Sorunu ekonominin içine oturtamadığınızda, daha başka, daha derin, çözülmesi daha zor bir sorununuz var demektir.

İçkiyi, sevişmeyi, televizyonu, tiyatroyu yasaklamaya çalışmanın “ekonomiyle” nasıl açıklanacağını kavramak bana zor geliyor; ekonomiyi hiç bilmeyen, gelirini savaştan, haraçtan kazanmaya çalışan, hiçbir zaman çağının teknolojisini ülkesine taşıyamayan Osmanlı’nın çeşitli renk ve biçimlerdeki Kemalizm’le varlığını sürdürme didinmesi gibi gözüküyor bu bana.

Cumhuriyet ancak demokrasiyle bütünleşerek Osmanlı’yı bitirebilirdi, bunu beceremedi, bu yüzden biz bir imparatorluğun çok uzun süren “can çekişmesinin” kurbanları olarak yaşıyoruz bu ülkede.

Yaşadığımız dönem, Cumhuriyet’te Kemalizm adını alan padişahlığın son aşaması.

Şimdi yaşayacağımız kavga gerçek bir kavga olacak.

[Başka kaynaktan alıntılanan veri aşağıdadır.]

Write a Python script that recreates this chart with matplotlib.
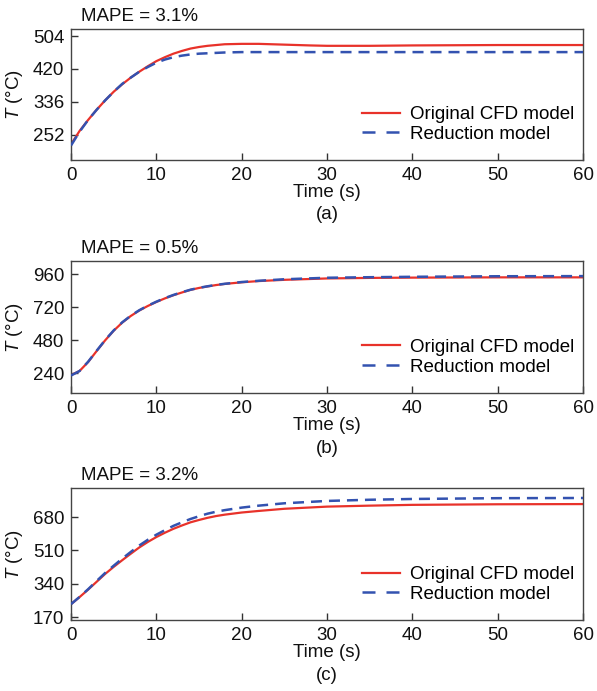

Padişahlıkla hesaplaşacağız.

Kürt padişahı, Türk padişahı, din padişahı, mezhep padişahı, laiklik padişahı anlayışlarının böldüğü ve “benim padişahım en hakiki padişahtır” kavgasının sürdüğü toplum, şimdi padişahlıkla son ve gerçek savaşını yaşayacak.

Bu toplum yapay bir toplum.

Ancak gerçek bir kavgayla bu yapaylıktan kurtulacak.

Kavga da zaten geldi, insanların istediği tarzda yaşama özgürlüğü gibi en temel gerçeğin üstüne oturdu sonunda.

Osmanlı’nın yaklaşık doksan yıl süren “son döneminin” nasıl biteceğini bu kavgayla göreceğiz.

Özgürlüğün, “onun özgürlüğü, bunun özgürlüğü” gibi parçalara ayrılamayacağını, “herkesin ortak özgürlüğü” dışında bir özgürlük olmadığını biz bu kavgayla ya anlayacağız ya da anlamayacağız.

Irkımızla, dinimizle, mezhebimizle ayrılmayacağız bu sefer, padişahlığa karşı olup olmamamızla ayrılacağız.

Bu kavgayla, bir toplum olmayı hak edip etmediğimiz de ortaya çıkacak.